The second claim we need to consider is the risen Jesus was seen. The New Testament records at least 10 different appearances of Jesus to different people, in different locations, and in different states of mind. The Apostle Paul reproduced a definitive list of appearances in his Letter to the Corinthians which was written within 20 to 25 years after Jesus’ crucifixion. Paul recounts that Jesus appeared to individuals, small groups, and even to 500 people at one time, many of whom were still alive at the time of writing and known to the community. The implication of Paul’s words was clear. “If you don’t believe what I am telling you, go and ask the eyewitnesses for yourself.” All that would have been required to squash such claims would have been for one person to say: “I was there, and it didn’t happen.” But no one ever came forward.

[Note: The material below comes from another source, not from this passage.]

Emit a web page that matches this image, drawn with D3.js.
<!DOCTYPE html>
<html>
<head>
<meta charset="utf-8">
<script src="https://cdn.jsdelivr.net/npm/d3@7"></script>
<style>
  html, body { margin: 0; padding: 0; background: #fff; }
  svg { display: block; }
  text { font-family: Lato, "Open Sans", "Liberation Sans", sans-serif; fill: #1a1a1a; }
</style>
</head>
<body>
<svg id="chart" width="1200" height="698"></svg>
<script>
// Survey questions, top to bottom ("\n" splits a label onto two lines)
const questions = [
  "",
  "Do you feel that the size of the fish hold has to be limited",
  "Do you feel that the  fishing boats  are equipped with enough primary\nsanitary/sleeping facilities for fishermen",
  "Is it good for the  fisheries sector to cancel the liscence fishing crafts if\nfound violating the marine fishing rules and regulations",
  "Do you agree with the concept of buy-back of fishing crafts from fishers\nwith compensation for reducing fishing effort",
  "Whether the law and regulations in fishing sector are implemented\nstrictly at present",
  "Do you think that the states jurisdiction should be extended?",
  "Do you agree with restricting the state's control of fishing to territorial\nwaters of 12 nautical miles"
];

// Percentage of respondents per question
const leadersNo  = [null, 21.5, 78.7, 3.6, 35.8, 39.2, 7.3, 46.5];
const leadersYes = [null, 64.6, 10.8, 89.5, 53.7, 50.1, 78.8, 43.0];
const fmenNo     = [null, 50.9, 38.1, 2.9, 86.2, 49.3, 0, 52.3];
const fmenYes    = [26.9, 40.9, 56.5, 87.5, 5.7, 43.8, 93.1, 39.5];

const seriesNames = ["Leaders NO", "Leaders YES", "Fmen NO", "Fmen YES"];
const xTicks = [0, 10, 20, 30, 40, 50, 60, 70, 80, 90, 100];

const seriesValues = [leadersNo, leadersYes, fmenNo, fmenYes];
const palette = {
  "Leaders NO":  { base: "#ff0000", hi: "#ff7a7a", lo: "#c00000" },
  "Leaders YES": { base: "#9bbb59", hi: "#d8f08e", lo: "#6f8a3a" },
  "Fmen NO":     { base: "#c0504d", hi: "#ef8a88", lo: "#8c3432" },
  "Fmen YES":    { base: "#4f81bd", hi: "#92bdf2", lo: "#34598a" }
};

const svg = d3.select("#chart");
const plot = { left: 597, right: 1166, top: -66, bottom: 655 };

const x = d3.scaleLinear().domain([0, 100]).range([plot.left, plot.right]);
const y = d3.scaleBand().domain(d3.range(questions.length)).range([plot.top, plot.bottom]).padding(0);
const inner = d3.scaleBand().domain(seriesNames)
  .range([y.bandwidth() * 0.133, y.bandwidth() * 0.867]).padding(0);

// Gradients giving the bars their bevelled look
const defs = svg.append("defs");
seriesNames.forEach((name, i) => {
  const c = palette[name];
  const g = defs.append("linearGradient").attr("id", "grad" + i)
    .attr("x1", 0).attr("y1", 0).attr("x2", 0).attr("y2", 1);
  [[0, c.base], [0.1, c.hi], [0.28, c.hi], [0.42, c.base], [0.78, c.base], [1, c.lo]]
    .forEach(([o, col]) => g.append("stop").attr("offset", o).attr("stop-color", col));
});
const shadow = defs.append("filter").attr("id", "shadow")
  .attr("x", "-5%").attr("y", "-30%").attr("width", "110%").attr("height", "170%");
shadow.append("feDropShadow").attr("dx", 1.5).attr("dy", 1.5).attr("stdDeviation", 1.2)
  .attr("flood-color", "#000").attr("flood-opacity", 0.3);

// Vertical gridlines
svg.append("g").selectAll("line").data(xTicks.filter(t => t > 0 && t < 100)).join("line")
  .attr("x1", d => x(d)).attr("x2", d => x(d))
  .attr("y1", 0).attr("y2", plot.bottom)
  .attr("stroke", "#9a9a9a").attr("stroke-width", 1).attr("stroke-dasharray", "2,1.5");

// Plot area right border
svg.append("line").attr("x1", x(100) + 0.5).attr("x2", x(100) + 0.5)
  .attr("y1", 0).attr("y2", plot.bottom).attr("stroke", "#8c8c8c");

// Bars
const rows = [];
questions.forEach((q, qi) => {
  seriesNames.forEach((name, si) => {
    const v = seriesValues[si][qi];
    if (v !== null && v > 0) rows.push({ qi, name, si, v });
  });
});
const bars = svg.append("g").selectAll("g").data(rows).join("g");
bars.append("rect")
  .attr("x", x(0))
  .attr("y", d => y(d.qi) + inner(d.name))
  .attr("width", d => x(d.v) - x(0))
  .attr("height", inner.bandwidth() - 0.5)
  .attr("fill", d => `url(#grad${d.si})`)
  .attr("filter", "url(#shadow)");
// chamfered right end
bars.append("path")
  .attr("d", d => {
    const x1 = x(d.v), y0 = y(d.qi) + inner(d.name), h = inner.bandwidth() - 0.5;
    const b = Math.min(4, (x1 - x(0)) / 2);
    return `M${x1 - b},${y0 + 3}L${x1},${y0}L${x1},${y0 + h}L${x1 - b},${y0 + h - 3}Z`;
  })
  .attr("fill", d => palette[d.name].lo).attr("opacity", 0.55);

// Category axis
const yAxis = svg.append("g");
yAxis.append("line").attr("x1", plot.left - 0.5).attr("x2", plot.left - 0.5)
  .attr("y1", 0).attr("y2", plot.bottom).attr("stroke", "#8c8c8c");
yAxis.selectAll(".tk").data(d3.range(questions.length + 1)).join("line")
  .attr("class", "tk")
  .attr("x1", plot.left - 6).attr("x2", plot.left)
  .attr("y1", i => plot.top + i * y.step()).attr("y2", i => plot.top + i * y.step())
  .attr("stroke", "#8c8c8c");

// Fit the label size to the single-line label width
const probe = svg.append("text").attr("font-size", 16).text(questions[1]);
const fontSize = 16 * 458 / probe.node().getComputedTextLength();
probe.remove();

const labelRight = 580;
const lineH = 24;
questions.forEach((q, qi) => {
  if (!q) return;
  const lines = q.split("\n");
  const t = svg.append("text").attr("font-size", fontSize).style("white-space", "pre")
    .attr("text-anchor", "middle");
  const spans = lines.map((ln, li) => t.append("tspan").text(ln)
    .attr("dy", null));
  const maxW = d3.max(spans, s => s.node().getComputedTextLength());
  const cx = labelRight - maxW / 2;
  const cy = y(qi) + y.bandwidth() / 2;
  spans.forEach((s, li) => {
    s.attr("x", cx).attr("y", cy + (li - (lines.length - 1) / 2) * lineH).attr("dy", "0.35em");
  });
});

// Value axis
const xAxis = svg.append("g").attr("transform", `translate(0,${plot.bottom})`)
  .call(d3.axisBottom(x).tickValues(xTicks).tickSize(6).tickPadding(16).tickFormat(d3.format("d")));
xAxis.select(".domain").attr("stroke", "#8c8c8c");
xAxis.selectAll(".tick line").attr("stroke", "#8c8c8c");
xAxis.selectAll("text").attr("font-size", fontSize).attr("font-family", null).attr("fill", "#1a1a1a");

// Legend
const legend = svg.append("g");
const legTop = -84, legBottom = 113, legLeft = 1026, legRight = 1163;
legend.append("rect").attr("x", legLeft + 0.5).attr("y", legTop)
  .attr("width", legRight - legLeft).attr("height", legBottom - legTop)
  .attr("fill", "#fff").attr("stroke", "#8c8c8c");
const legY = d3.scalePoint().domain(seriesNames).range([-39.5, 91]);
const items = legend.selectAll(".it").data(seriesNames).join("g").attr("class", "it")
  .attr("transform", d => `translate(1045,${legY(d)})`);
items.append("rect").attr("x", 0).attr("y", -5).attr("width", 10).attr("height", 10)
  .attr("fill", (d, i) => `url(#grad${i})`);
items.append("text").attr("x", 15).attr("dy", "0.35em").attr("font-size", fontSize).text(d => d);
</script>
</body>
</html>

Finally, the disciples were changed. The gospels do not portray Jesus’ followers positively during his public ministry. They do not demonstrate much faith. They are constantly jockeying for position. They never understand what Jesus is saying. And they consistently let him down. But after the resurrection, they are completely changed. They are willing to risk their lives for what they have seen and heard. It is possible that they made it all up, but if so, no one ever broke down and said it was all a lie—even at the cost of their own life. People will die for something they believe to be true (even if they are mistaken), but no one will die for what they know to be false. Something must have happened to change their cowardice into courage and their fear into faith.

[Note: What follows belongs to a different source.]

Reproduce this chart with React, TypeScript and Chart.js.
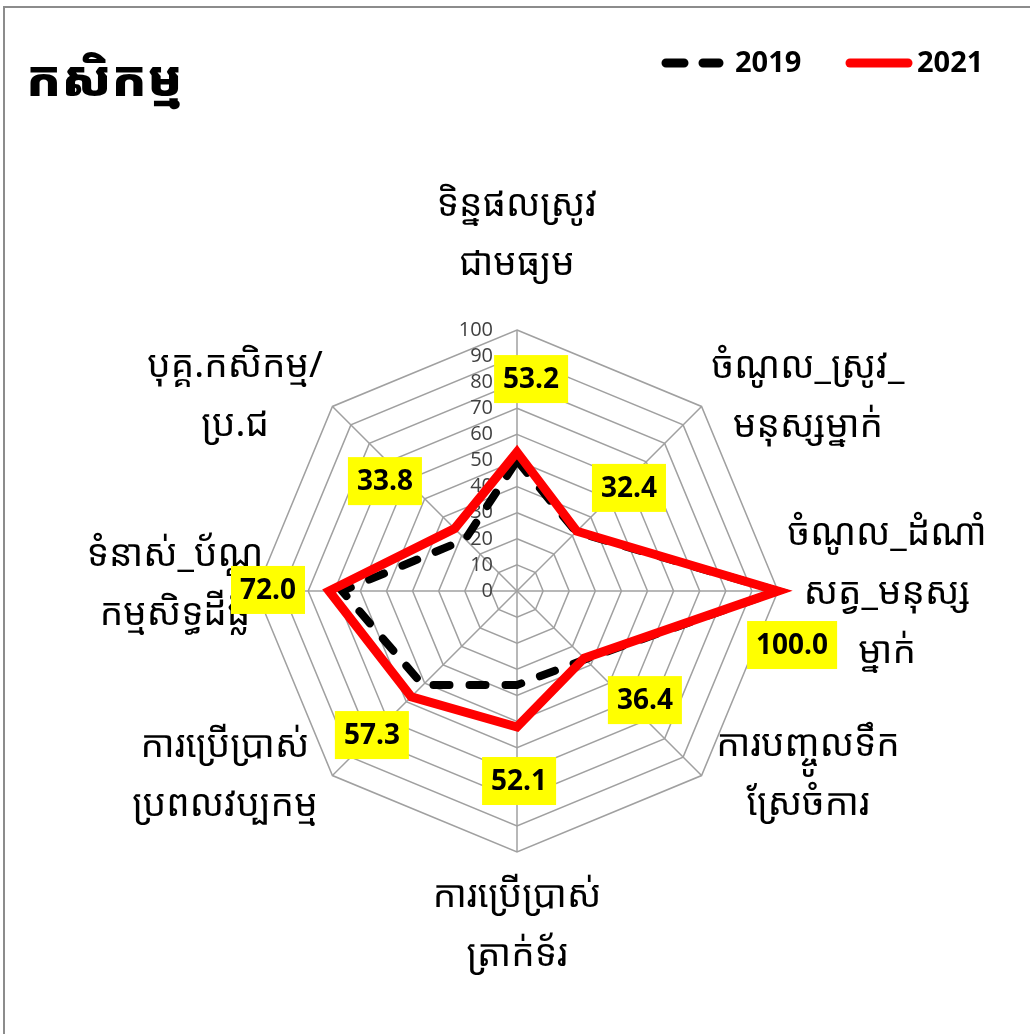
import React, { useEffect, useRef } from 'react';
import { Chart, registerables } from 'chart.js';

Chart.register(...registerables);

// ---------- data ----------
const categories: string[][] = [
  ['ទិន្នផលស្រូវ', 'ជាមធ្យម'],
  ['ចំណូល_ស្រូវ_', 'មនុស្សម្នាក់'],
  ['ចំណូល_ដំណាំ', 'សត្វ_មនុស្ស', 'ម្នាក់'],
  ['ការបញ្ចូលទឹក', 'ស្រែចំការ'],
  ['ការប្រើប្រាស់', 'ត្រាក់ទ័រ'],
  ['ការប្រើប្រាស់', 'ប្រពលវប្បកម្ម'],
  ['ទំនាស់_ប័ណ្ណ', 'កម្មសិទ្ធដីធ្លី'],
  ['បុគ្គ.កសិកម្ម/', 'ប្រ.ជ'],
];
const values2019: number[] = [50, 32, 100, 37, 36, 51, 67, 28];
const values2021: number[] = [53.2, 32.4, 100.0, 36.4, 52.1, 57.3, 72.0, 33.8];
const seriesNames: string[] = ['2019', '2021'];
const chartTitle = 'កសិកម្ម';
const axisMin = 0;
const axisMax = 100;
const axisStep = 10;

// ---------- layout (not data) ----------
const KHMER = '"Noto Sans Khmer", "Noto Serif Khmer", "Khmer OS", "Khmer OS System", "Hanuman", "Battambang", "Noto Sans", sans-serif';
const NUM = '"Open Sans", "Noto Sans", sans-serif';
// category label block centres, in units of the radar radius, relative to centre
const catLabelPlacement: [number, number][] = [
  [0, -1.364], [1.115, -0.743], [1.418, 0.008], [1.115, 0.705],
  [0, 1.284], [-1.119, 0.709], [-1.31, -0.023], [-1.08, -0.747],
];
// value label box centres, in units of the radar radius, relative to centre
const valueLabelPlacement: [number, number][] = [
  [0.054, -0.812], [0.429, -0.395], [1.054, 0.207], [0.49, 0.418],
  [0.008, 0.728], [-0.556, 0.552], [-0.954, -0.004], [-0.506, -0.421],
];

const overlayPlugin = {
  id: 'overlay',
  beforeDatasetsDraw(chart: any) {
    const scale = chart.scales.r;
    const ctx = chart.ctx as CanvasRenderingContext2D;
    ctx.save();
    ctx.font = `20px ${NUM}`;
    ctx.fillStyle = '#404040';
    ctx.textAlign = 'right';
    ctx.textBaseline = 'middle';
    scale.ticks.forEach((t: any) => {
      const d = scale.getDistanceFromCenterForValue(t.value);
      ctx.fillText(String(t.label), scale.xCenter - 24, scale.yCenter - d);
    });
    ctx.restore();
  },
  afterDatasetsDraw(chart: any) {
    const scale = chart.scales.r;
    const ctx = chart.ctx as CanvasRenderingContext2D;
    const R = scale.drawingArea;
    const cx = scale.xCenter;
    const cy = scale.yCenter;
    ctx.save();
    // category labels
    ctx.font = `37px ${KHMER}`;
    ctx.fillStyle = '#000';
    ctx.textAlign = 'center';
    ctx.textBaseline = 'middle';
    const lh = 59;
    categories.forEach((lines, i) => {
      const [rx, ry] = catLabelPlacement[i];
      const x = cx + rx * R;
      const y0 = cy + ry * R - ((lines.length - 1) * lh) / 2;
      lines.forEach((ln, k) => ctx.fillText(ln, x, y0 + k * lh));
    });
    // value labels (2021)
    ctx.font = `bold 28px ${NUM}`;
    values2021.forEach((v, i) => {
      const [rx, ry] = valueLabelPlacement[i];
      const x = cx + rx * R;
      const y = cy + ry * R;
      const txt = v.toFixed(1);
      const w = ctx.measureText(txt).width + 18;
      const h = 48;
      ctx.fillStyle = '#ffff00';
      ctx.fillRect(x - w / 2, y - h / 2, w, h);
      ctx.fillStyle = '#000';
      ctx.fillText(txt, x, y + 1);
    });
    ctx.restore();
  },
  afterDraw(chart: any) {
    const ctx = chart.ctx as CanvasRenderingContext2D;
    const cy = 63;
    ctx.save();
    // legend
    ctx.lineCap = 'round';
    ctx.lineWidth = 9;
    ctx.strokeStyle = '#000';
    ctx.setLineDash([18, 19]);
    ctx.beginPath();
    ctx.moveTo(666, cy);
    ctx.lineTo(719, cy);
    ctx.stroke();
    ctx.setLineDash([]);
    ctx.strokeStyle = '#ff0000';
    ctx.beginPath();
    ctx.moveTo(850, cy);
    ctx.lineTo(908, cy);
    ctx.stroke();
    ctx.font = `bold 29px ${NUM}`;
    ctx.fillStyle = '#000';
    ctx.textAlign = 'left';
    ctx.textBaseline = 'middle';
    ctx.fillText(seriesNames[0], 735, cy + 1);
    ctx.fillText(seriesNames[1], 917, cy + 1);
    ctx.restore();
  },
};

export default function App() {
  const ref = useRef<HTMLCanvasElement | null>(null);
  useEffect(() => {
    if (!ref.current) return;
    const chart = new Chart(ref.current, {
      type: 'radar',
      data: {
        labels: categories.map((l) => l.join(' ')),
        datasets: [
          {
            label: seriesNames[1],
            data: values2021,
            borderColor: '#ff0000',
            borderWidth: 9,
            backgroundColor: 'transparent',
            fill: false,
            pointRadius: 0,
            pointHoverRadius: 0,
          },
          {
            label: seriesNames[0],
            data: values2019,
            borderColor: '#000000',
            borderWidth: 8,
            borderDash: [16, 20],
            borderCapStyle: 'round',
            backgroundColor: 'transparent',
            fill: false,
            pointRadius: 0,
            pointHoverRadius: 0,
          },
        ],
      },
      options: {
        responsive: false,
        animation: false,
        devicePixelRatio: 1,
        layout: { padding: { left: 256, right: 252, top: 330, bottom: 182 } },
        plugins: {
          legend: { display: false },
          tooltip: { enabled: false },
          title: { display: false },
        },
        elements: { line: { tension: 0 } },
        scales: {
          r: {
            min: axisMin,
            max: axisMax,
            ticks: { stepSize: axisStep, display: false },
            grid: { color: '#a0a0a0', lineWidth: 1.5 },
            angleLines: { color: '#a0a0a0', lineWidth: 1.5 },
            pointLabels: { display: false },
          },
        },
      } as any,
      plugins: [overlayPlugin],
    });
    return () => chart.destroy();
  }, []);

  return (
    <div style={{ position: 'absolute', left: 0, top: 0, width: 1030, height: 1034, overflow: 'hidden', background: '#fff' }}>
      <div style={{ position: 'absolute', left: 3, top: 6, width: 1060, height: 1060, border: '2px solid #8c8c8c', boxSizing: 'border-box' }} />
      <div style={{ position: 'absolute', left: 26, top: 44, fontFamily: KHMER, fontWeight: 900, fontSize: 50, color: '#000', lineHeight: '66px', whiteSpace: 'nowrap' }}>
        {chartTitle}
      </div>
      <canvas ref={ref} width={1030} height={1034} style={{ position: 'absolute', left: 0, top: 0, display: 'block' }} />
    </div>
  );
}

The New Testament scholar NT Wright makes the point that no one from a Greek or Jewish background was expecting anything like the bodily resurrection of a single individual in the middle of history no matter how depressed or hopeful they felt, or how much dissonance they experienced after Jesus’ death.

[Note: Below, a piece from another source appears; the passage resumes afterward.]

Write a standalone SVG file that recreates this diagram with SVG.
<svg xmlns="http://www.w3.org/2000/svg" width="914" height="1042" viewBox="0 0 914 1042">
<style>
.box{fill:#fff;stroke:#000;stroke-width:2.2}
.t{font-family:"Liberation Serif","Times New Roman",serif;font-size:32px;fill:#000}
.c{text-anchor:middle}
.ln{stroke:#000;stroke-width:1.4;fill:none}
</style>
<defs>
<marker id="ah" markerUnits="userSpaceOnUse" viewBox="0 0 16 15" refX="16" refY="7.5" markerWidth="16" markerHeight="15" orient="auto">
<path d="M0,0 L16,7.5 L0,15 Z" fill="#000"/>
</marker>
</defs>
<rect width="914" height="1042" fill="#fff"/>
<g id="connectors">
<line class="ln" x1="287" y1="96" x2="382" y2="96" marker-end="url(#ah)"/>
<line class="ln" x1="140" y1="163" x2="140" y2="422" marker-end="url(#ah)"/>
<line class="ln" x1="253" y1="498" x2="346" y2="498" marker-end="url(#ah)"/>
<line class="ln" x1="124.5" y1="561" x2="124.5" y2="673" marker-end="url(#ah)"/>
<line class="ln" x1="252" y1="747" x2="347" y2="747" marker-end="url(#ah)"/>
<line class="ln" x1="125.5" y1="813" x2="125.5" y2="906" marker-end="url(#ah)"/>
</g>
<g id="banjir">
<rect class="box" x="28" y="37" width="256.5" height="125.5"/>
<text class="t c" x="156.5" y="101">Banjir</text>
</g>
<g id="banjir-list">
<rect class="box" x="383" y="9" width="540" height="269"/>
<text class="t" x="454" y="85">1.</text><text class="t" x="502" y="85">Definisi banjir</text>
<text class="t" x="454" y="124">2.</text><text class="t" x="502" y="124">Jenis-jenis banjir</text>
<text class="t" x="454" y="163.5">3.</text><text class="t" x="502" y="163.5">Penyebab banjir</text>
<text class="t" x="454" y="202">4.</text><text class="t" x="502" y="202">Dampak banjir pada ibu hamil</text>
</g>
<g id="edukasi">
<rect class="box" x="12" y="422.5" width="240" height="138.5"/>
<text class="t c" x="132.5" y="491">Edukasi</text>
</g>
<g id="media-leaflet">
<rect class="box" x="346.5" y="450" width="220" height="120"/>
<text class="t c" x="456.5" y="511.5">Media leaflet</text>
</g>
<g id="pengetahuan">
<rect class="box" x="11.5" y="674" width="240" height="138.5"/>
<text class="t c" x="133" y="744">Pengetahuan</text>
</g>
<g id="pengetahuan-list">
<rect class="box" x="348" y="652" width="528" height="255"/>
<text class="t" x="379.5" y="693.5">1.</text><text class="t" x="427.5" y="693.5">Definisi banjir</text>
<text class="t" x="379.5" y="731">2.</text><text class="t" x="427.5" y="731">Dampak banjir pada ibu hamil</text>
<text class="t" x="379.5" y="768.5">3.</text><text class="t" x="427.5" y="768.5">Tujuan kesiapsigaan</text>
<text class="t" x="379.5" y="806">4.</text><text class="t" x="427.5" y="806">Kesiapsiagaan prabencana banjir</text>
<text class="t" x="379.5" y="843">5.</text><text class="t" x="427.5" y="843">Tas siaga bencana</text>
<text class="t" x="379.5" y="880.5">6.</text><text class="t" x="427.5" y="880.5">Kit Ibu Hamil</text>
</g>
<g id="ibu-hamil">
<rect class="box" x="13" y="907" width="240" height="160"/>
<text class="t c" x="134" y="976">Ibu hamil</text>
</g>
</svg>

So how do you account for the sudden emergence of belief in the resurrection which sprung up literally overnight and spread like wildfire through the Mediterranean world? These claims of the empty tomb, the appearances of Jesus, and the transformed disciples may not mean much on their own, but taken together they provide compelling evidence for the reality of the resurrection. And if the resurrection really happened, then that changes everything.